Characterization of internal fracture process of double network hydrogels under uniaxial elongation

Previously we revealed that the high toughness of double network hydrogels (DN gels) derives from the internal fracture of the brittle network during deformation, which dissipates energy as sacrificial bonds. In this study, we intend to elucidate the detailed internal fracture process of DN gels.
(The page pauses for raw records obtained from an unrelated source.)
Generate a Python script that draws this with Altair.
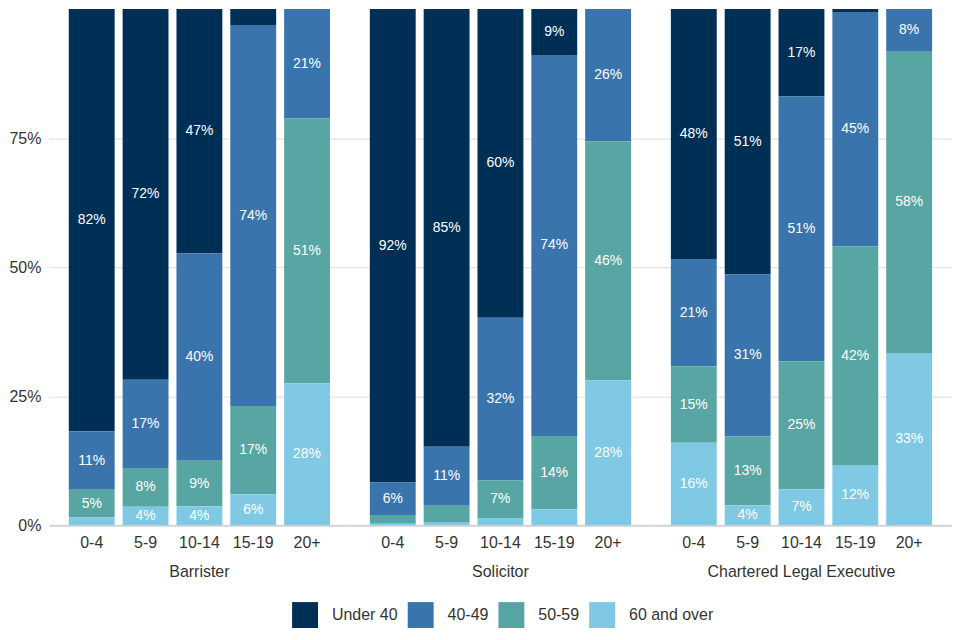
import altair as alt
import pandas as pd

professions = ["Barrister", "Solicitor", "Chartered Legal Executive"]
years = ["0-4", "5-9", "10-14", "15-19", "20+"]
bands = ["Under 40", "40-49", "50-59", "60 and over"]
colors = ["#002f56", "#3974ad", "#58a6a3", "#80c9e4"]

barrister = {
    "Under 40":    [81.8, 71.8, 47.3, 3.1, 0.0],
    "40-49":       [11.3, 17.1, 40.2, 73.8, 21.2],
    "50-59":       [5.4, 7.5, 8.8, 17.1, 51.3],
    "60 and over": [1.5, 3.6, 3.7, 6.0, 27.5],
}
solicitor = {
    "Under 40":    [91.7, 84.8, 59.8, 8.9, 0.0],
    "40-49":       [6.3, 11.4, 31.5, 73.8, 25.6],
    "50-59":       [1.7, 3.3, 7.3, 14.2, 46.3],
    "60 and over": [0.3, 0.5, 1.4, 3.1, 28.1],
}
cle = {
    "Under 40":    [48.4, 51.4, 16.9, 0.6, 0.0],
    "40-49":       [20.8, 31.4, 51.3, 45.4, 8.3],
    "50-59":       [14.8, 13.3, 24.8, 42.3, 58.3],
    "60 and over": [16.0, 3.9, 7.0, 11.7, 33.4],
}

rows = []
for prof, table in zip(professions, [barrister, solicitor, cle]):
    for bi, band in enumerate(bands):
        for yi, yr in enumerate(years):
            rows.append({"profession": prof, "years": yr, "band": band,
                         "idx": bi, "value": table[band][yi]})
df = pd.DataFrame(rows)

H = 518
W = 302

base = alt.Chart(df).transform_stack(
    stack="value",
    groupby=["profession", "years"],
    as_=["y0", "y1"],
    sort=[alt.SortField("idx", order="descending")],
).transform_calculate(mid="(datum.y0 + datum.y1) / 2")

xenc = alt.X(
    "years:N", sort=years, title=None,
    scale=alt.Scale(paddingInner=0.148, paddingOuter=0.37),
    axis=alt.Axis(labelAngle=0, labelFontSize=16, labelColor="#333333",
                  labelPadding=9, ticks=False, domainColor="#cccccc",
                  domainWidth=2, grid=False),
)

bars = base.mark_bar().encode(
    x=xenc,
    y=alt.Y("y0:Q", title=None,
            scale=alt.Scale(domain=[0, 100], nice=False, zero=True),
            axis=alt.Axis(values=[0, 25, 50, 75], labelExpr="datum.value + '%'",
                          labelFontSize=16, labelColor="#333333", labelPadding=8,
                          ticks=False, domain=False, grid=True,
                          gridColor="#dddddd", gridWidth=1)),
    y2="y1:Q",
    color=alt.Color("band:N", scale=alt.Scale(domain=bands, range=colors),
                    legend=alt.Legend(title=None, orient="none", direction="horizontal",
                                      legendX=244, legendY=595,
                                      symbolType="square", symbolSize=676,
                                      symbolStrokeWidth=0, symbolOpacity=1,
                                      labelFontSize=16, labelColor="#333333",
                                      labelOffset=14, columnPadding=10)),
)

labels = base.transform_filter("datum.value >= 3.5").transform_calculate(
    lab="format(round(datum.value), 'd') + '%'"
).mark_text(color="white", fontSize=14, baseline="middle", align="center").encode(
    x=alt.X("years:N", sort=years),
    y=alt.Y("mid:Q"),
    text="lab:N",
)

chart = alt.layer(bars, labels).properties(width=W, height=H).facet(
    column=alt.Column("profession:N", sort=professions,
                      header=alt.Header(title=None, labelOrient="bottom",
                                        labelFontSize=16, labelColor="#333333",
                                        labelPadding=14)),
    spacing=0,
).configure(font="Liberation Sans", padding=0).configure_view(stroke=None)

chart.save("out.html", embed_options={"renderer": "svg", "actions": False})
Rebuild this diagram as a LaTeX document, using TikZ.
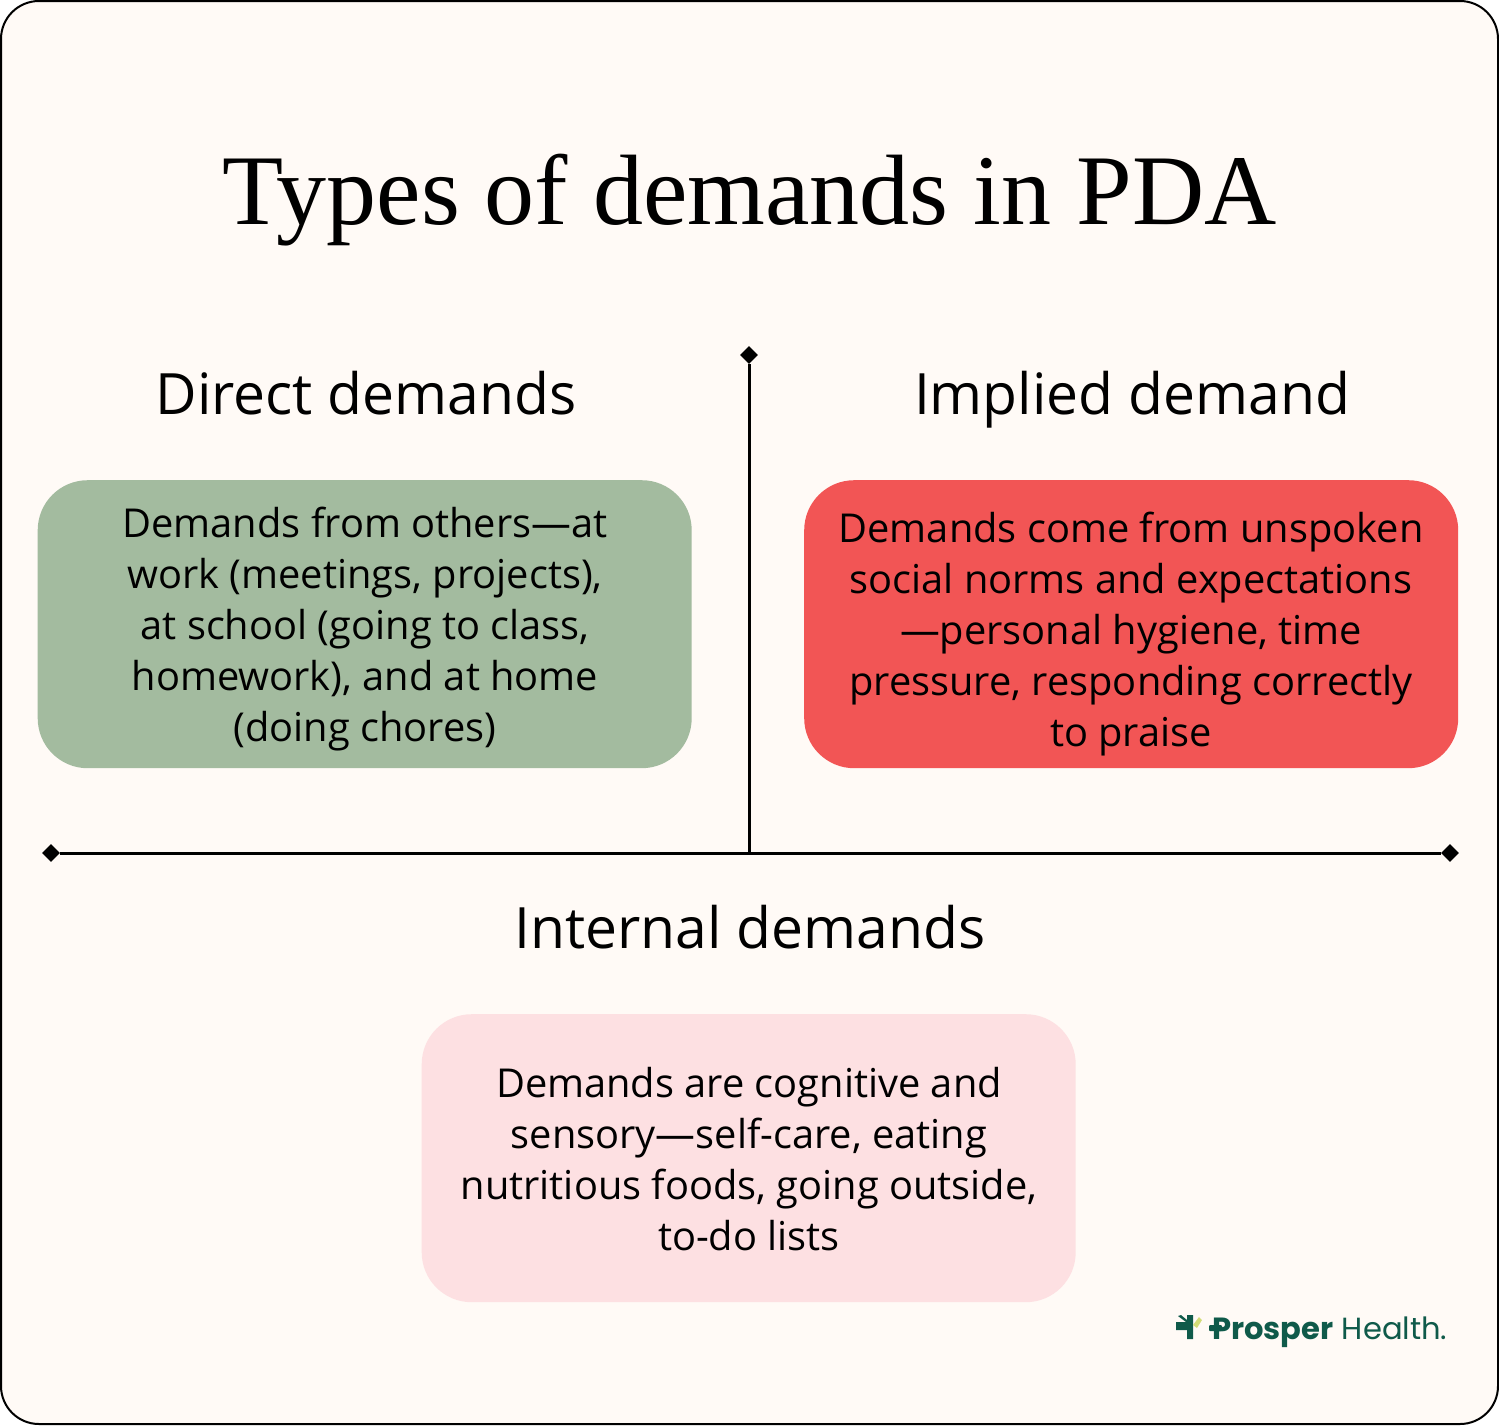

We quantitatively analysed the tensile hysteresis and re-swelling behaviour of a DN gel that shows a well-defined necking and strain hardening, and obtained the following new findings: (1) fracture of the 1st network PAMPS starts far below the yielding strain, and 90% of the initially load-bearing PAMPS chains already break at the necking point. (2) The dominant internal fracture process occurs in the necking and hardening region, although the softening mainly occurs before necking. (3) The internal fracture efficiency is very high, 85% of the work is used for the internal fracture and 9% of all PAMPS chains break at sample failure. (4) The internal fracture is anisotropic, fracture occurs perpendicular to the tensile direction, in preference to the other two directions, but the fracture anisotropy decreases in the hardening region. Results (1) and (2) are in agreement with a hierarchical structural model of the PAMPS network. Based on these findings, we present a revised description of the fracture process of DN gels.